So much has been written already from the perspective of suffering Christians.  We live in a painful world; there are plenty of cuts and bruises to go around.  Yet each blow we take is disturbing.  I’ve met so many who have been unfairly brutalized and must walk through mental or physical disabilities. Some things are just brutal.

A great deal of recovery is simply allowing ourselves to be comforted in the Spirit, and to understand the Word to see what is really taking place, when we are walloped by an especially intense attack.

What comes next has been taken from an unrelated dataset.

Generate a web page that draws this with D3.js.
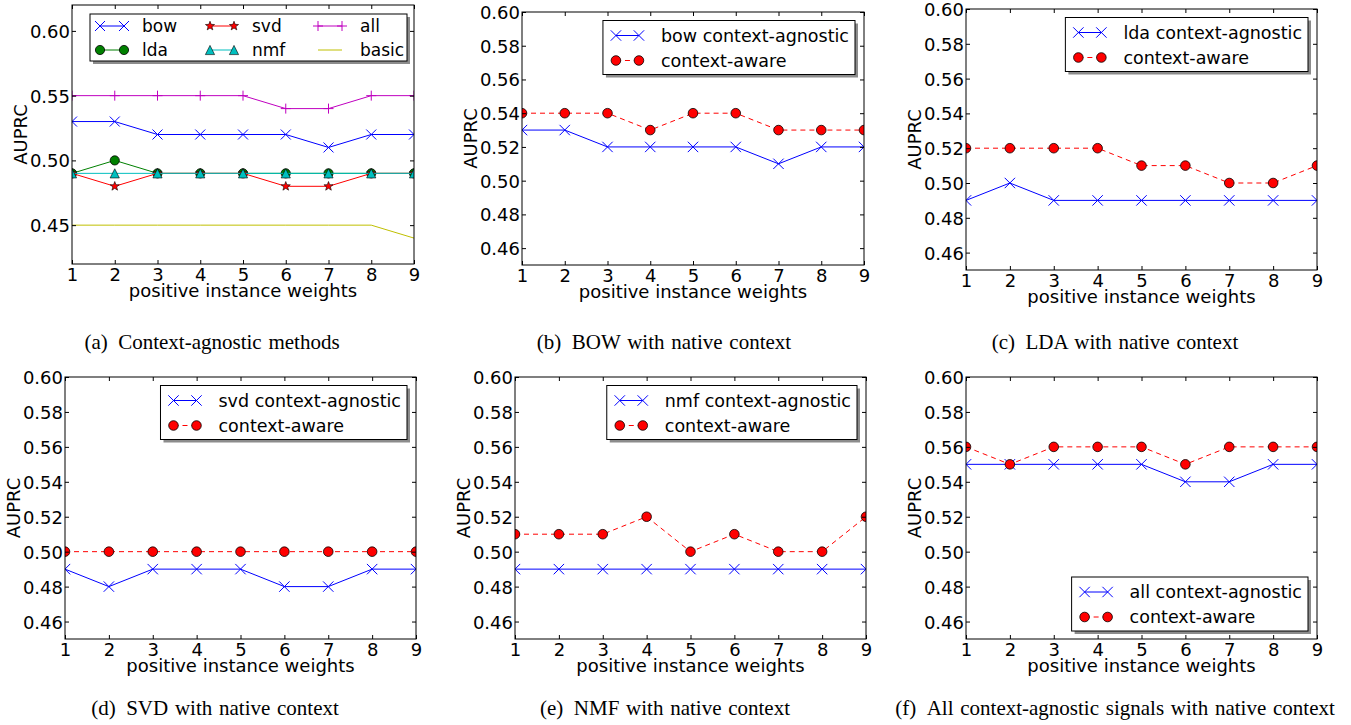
<!DOCTYPE html>
<html>
<head>
<meta charset="utf-8">
<script src="https://cdn.jsdelivr.net/npm/d3@7"></script>
<style>
  body { margin: 0; background: #fff; }
  text { font-family: "DejaVu Sans", sans-serif; fill: #000; }
  .cap { font-family: "Liberation Serif", "Times New Roman", serif; word-spacing: 1.5px; }
</style>
</head>
<body>
<svg id="fig" width="1351" height="725"></svg>
<script>
// x values
var weights = [1, 2, 3, 4, 5, 6, 7, 8, 9];

// context-agnostic
var bow   = [0.53, 0.53, 0.52, 0.52, 0.52, 0.52, 0.51, 0.52, 0.52];
var lda   = [0.49, 0.50, 0.49, 0.49, 0.49, 0.49, 0.49, 0.49, 0.49];
var svd   = [0.49, 0.48, 0.49, 0.49, 0.49, 0.48, 0.48, 0.49, 0.49];
var nmf   = [0.49, 0.49, 0.49, 0.49, 0.49, 0.49, 0.49, 0.49, 0.49];
var all   = [0.55, 0.55, 0.55, 0.55, 0.55, 0.54, 0.54, 0.55, 0.55];
var basic = [0.45, 0.45, 0.45, 0.45, 0.45, 0.45, 0.45, 0.45, 0.44];

// context-aware
var bowAware = [0.54, 0.54, 0.54, 0.53, 0.54, 0.54, 0.53, 0.53, 0.53];
var ldaAware = [0.52, 0.52, 0.52, 0.52, 0.51, 0.51, 0.50, 0.50, 0.51];
var svdAware = [0.50, 0.50, 0.50, 0.50, 0.50, 0.50, 0.50, 0.50, 0.50];
var nmfAware = [0.51, 0.51, 0.51, 0.52, 0.50, 0.51, 0.50, 0.50, 0.52];
var allAware = [0.56, 0.55, 0.56, 0.56, 0.56, 0.55, 0.56, 0.56, 0.56];

var ticksA = [0.45, 0.50, 0.55, 0.60];
var ticksB = [0.46, 0.48, 0.50, 0.52, 0.54, 0.56, 0.58, 0.60];

var captions = [
  "(a)\u2002Context-agnostic methods",
  "(b)\u2002BOW with native context",
  "(c)\u2002LDA with native context",
  "(d)\u2002SVD with native context",
  "(e)\u2002NMF with native context",
  "(f)\u2002All context-agnostic signals with native context"
];

var svg = d3.select("#fig");

function markerPath(type, s) {
  if (type === "x") return "M" + (-s) + "," + (-s) + "L" + s + "," + s + "M" + (-s) + "," + s + "L" + s + "," + (-s);
  if (type === "+") return "M" + (-s) + ",0L" + s + ",0M0," + (-s) + "L0," + s;
  if (type === "^") return "M0," + (-s) + "L" + (-s) + "," + s + "L" + s + "," + s + "Z";
  if (type === "*") {
    var p = [];
    for (var i = 0; i < 10; i++) {
      var r = i % 2 ? s * 0.42 : s;
      var a = -Math.PI / 2 + i * Math.PI / 5;
      p.push([r * Math.cos(a), r * Math.sin(a)]);
    }
    return "M" + p.map(function(d) { return d[0].toFixed(2) + "," + d[1].toFixed(2); }).join("L") + "Z";
  }
  return null;
}

function drawMarker(g, ser, x, y) {
  if (!ser.marker) return;
  if (ser.marker === "o") {
    g.append("circle").attr("cx", x).attr("cy", y).attr("r", ser.size)
      .attr("fill", ser.color).attr("stroke", "#000").attr("stroke-width", 0.8);
  } else if (ser.marker === "x" || ser.marker === "+") {
    g.append("path").attr("transform", "translate(" + x + "," + y + ")")
      .attr("d", markerPath(ser.marker, ser.size))
      .attr("fill", "none").attr("stroke", ser.color).attr("stroke-width", 1);
  } else {
    g.append("path").attr("transform", "translate(" + x + "," + y + ")")
      .attr("d", markerPath(ser.marker, ser.size))
      .attr("fill", ser.color).attr("stroke", "#000").attr("stroke-width", 0.6);
  }
}

function agnostic(values) {
  return { values: values, color: "#0000ff", marker: "x", size: 5.2 };
}
function aware(values) {
  return { values: values, color: "#ff0000", marker: "o", size: 4.8, dash: "5,4" };
}

var panels = [
  { box: [72, 5, 414, 264], domain: [0.42, 0.62], ticks: ticksA, fmt: ".2f",
    series: [
      { name: "bow", values: bow, color: "#0000ff", marker: "x", size: 5 },
      { name: "lda", values: lda, color: "#008000", marker: "o", size: 4.6 },
      { name: "svd", values: svd, color: "#ff0000", marker: "*", size: 4.8 },
      { name: "nmf", values: nmf, color: "#00bfbf", marker: "^", size: 4.6 },
      { name: "all", values: all, color: "#bf00bf", marker: "+", size: 5 },
      { name: "basic", values: basic, color: "#bfbf00" }
    ],
    legend: "grid", capX: 212, capY: 349 },
  { box: [522, 12, 864, 265], domain: [0.45, 0.60], ticks: ticksB, fmt: ".2f",
    series: [Object.assign(agnostic(bow), { name: "bow context-agnostic" }),
             Object.assign(aware(bowAware), { name: "context-aware" })],
    legend: "top", capX: 664, capY: 349 },
  { box: [966, 9, 1317, 270], domain: [0.45, 0.60], ticks: ticksB, fmt: ".2f",
    series: [Object.assign(agnostic(lda), { name: "lda context-agnostic" }),
             Object.assign(aware(ldaAware), { name: "context-aware" })],
    legend: "top", capX: 1115, capY: 349 },
  { box: [65, 377, 416, 639], domain: [0.45, 0.60], ticks: ticksB, fmt: ".2f",
    series: [Object.assign(agnostic(svd), { name: "svd context-agnostic" }),
             Object.assign(aware(svdAware), { name: "context-aware" })],
    legend: "top", capX: 215, capY: 715 },
  { box: [515, 377, 866, 639], domain: [0.45, 0.60], ticks: ticksB, fmt: ".2f",
    series: [Object.assign(agnostic(nmf), { name: "nmf context-agnostic" }),
             Object.assign(aware(nmfAware), { name: "context-aware" })],
    legend: "top", capX: 665, capY: 715 },
  { box: [966, 377, 1317, 639], domain: [0.45, 0.60], ticks: ticksB, fmt: ".2f",
    series: [Object.assign(agnostic(all), { name: "all context-agnostic" }),
             Object.assign(aware(allAware), { name: "context-aware" })],
    legend: "bottom", capX: 1115, capY: 715 }
];

panels.forEach(function(p, i) {
  var l = p.box[0], t = p.box[1], r = p.box[2], b = p.box[3];
  var w = r - l, h = b - t;
  var g = svg.append("g").attr("transform", "translate(" + l + "," + t + ")");

  var x = d3.scaleLinear().domain([1, 9]).range([0, w]);
  var y = d3.scaleLinear().domain(p.domain).range([h, 0]);

  var clipId = "clip" + i;
  g.append("clipPath").attr("id", clipId).append("rect").attr("width", w).attr("height", h);

  // data
  var plot = g.append("g").attr("clip-path", "url(#" + clipId + ")");
  var line = d3.line().x(function(d, k) { return x(weights[k]); }).y(function(d) { return y(d); });
  p.series.forEach(function(ser) {
    plot.append("path").datum(ser.values).attr("d", line)
      .attr("fill", "none").attr("stroke", ser.color).attr("stroke-width", 1)
      .attr("stroke-dasharray", ser.dash || null);
    ser.values.forEach(function(v, k) { drawMarker(plot, ser, x(weights[k]), y(v)); });
  });

  // axes, ticks inside on all four sides
  var fmt = d3.format(p.fmt);
  var ax = [
    { a: d3.axisBottom(x).tickValues(weights).tickFormat(d3.format("d")), tr: [0, h], side: "b" },
    { a: d3.axisTop(x).tickValues(weights).tickFormat(""), tr: [0, 0] },
    { a: d3.axisLeft(y).tickValues(p.ticks).tickFormat(fmt).tickPadding(2), tr: [0, 0], side: "l" },
    { a: d3.axisRight(y).tickValues(p.ticks).tickFormat(""), tr: [w, 0] }
  ];
  ax.forEach(function(o) {
    var ag = g.append("g").attr("transform", "translate(" + o.tr[0] + "," + o.tr[1] + ")")
      .call(o.a.tickSizeInner(-4).tickSizeOuter(0));
    ag.select(".domain").remove();
    ag.selectAll("line").attr("stroke", "#000").attr("stroke-width", 1);
    ag.attr("font-family", null).attr("font-size", null);
    ag.selectAll("text").attr("font-size", "18px").attr("fill", "#000");
    if (o.side === "b") ag.selectAll("text").attr("y", 17).attr("dy", null);
    if (o.side === "l") ag.selectAll("text").attr("dy", "0.36em");
  });

  g.append("rect").attr("width", w).attr("height", h)
    .attr("fill", "none").attr("stroke", "#000").attr("stroke-width", 1);

  // axis titles
  g.append("text").attr("x", w / 2).attr("y", h + 33).attr("text-anchor", "middle")
    .attr("font-size", "18px").text("positive instance weights");
  g.append("text").attr("transform", "translate(-45.5," + (h / 2) + ") rotate(-90)")
    .attr("text-anchor", "middle").attr("font-size", "18px").text("AUPRC");

  // legend
  var lg = g.append("g");
  var shadow = lg.append("rect").attr("fill", "#8c8c8c");
  var box = lg.append("rect").attr("fill", "#fff").attr("stroke", "#000").attr("stroke-width", 1);
  var items = lg.append("g");
  var bw, bh, bx, by;
  if (p.legend === "grid") {
    bw = 317; bh = 47; bx = w - 7 - bw; by = 9;
    var colX = [0, 110, 218];
    p.series.forEach(function(ser, k) {
      var cx = bx + colX[Math.floor(k / 2)], cy = by + (k % 2 ? 36 : 12);
      items.append("line").attr("x1", cx + 10).attr("x2", cx + 34).attr("y1", cy).attr("y2", cy)
        .attr("stroke", ser.color).attr("stroke-width", 1);
      drawMarker(items, ser, cx + 10, cy);
      drawMarker(items, ser, cx + 34, cy);
      items.append("text").attr("x", cx + 52).attr("y", cy).attr("dy", "0.36em")
        .attr("font-size", "17px").text(ser.name);
    });
  } else {
    var maxLen = 0;
    p.series.forEach(function(ser, k) {
      var cy = k ? 40 : 15;
      items.append("line").attr("x1", 13).attr("x2", 36).attr("y1", cy).attr("y2", cy)
        .attr("stroke", ser.color).attr("stroke-width", 1).attr("stroke-dasharray", ser.dash || null);
      drawMarker(items, ser, 13, cy);
      drawMarker(items, ser, 36, cy);
      var tx = items.append("text").attr("x", 58).attr("y", cy).attr("dy", "0.36em")
        .attr("font-size", "17.5px").text(ser.name);
      maxLen = Math.max(maxLen, tx.node().getComputedTextLength());
    });
    bw = 58 + maxLen + 6; bh = 54;
    bx = w - 9 - bw;
    by = p.legend === "top" ? 8.5 : h - 8 - bh;
    items.attr("transform", "translate(" + bx + "," + by + ")");
  }
  shadow.attr("x", bx + 3).attr("y", by + 3).attr("width", bw).attr("height", bh);
  box.attr("x", bx).attr("y", by).attr("width", bw).attr("height", bh);

  // caption
  svg.append("text").attr("class", "cap").attr("x", p.capX).attr("y", p.capY)
    .attr("text-anchor", "middle").attr("font-size", "21px").text(captions[i]);
});
</script>
</body>
</html>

We may not have this in our understanding, but suffering provides us with incredible advantages and blessings.  The bruises which hurt us, can also bring us wisdom. We learn many things, but only when we hurt. The challenge is not to waste our sorrows.

Suffering offers us benefits:

  1. Suffering verifies our faith (1 Pet. 1:6-7).
  2. Suffering confirms our sonship (Heb. 12:5-8).
  3. Suffering produces endurance (James 1:2-4; 1 Pet. 5:10).
  4. Suffering teaches us to hate sin (John 11:33).
  5. Suffering promotes self-evaluation.
  6. Suffering clarifies our priorities (Dt. 6:10-13).
  7. Suffering identifies us with Christ (2 Tim. 3:12; 1 Thes. 2:14-15; Gal. 6:17; Phil. 3:10).
  8. Suffering can encourage other believers (1 Thes. 1:6-7; Phil. 1:14).
  9. Suffering can benefit unbelievers (Acts 16:16-34).
  10. Suffering enables us to help others (Heb. 4:15-16).

 -John MacArthur

If you have ever been attacked, it can change you.  Spiritually, our vision clears and we are no longer myopic people.  We are now able to see things much clearer and with more discernment and wisdom.  But the choice today is yours to make. Will you make suffering work for you?

“If you had never known physical pain in your life, how could you appreciate the nail scarred hands with which Jesus Christ will meet you?”  

Joni Eareckson Tada

Unquestionably the pain is real. However, I honestly beg of you to make this transaction with the Holy Spirit.  Exchange your anger and fear and doubt– for peace and confidence and joy.  You’ll be no longer a victim, you will become a victor, if you use your pain to help others.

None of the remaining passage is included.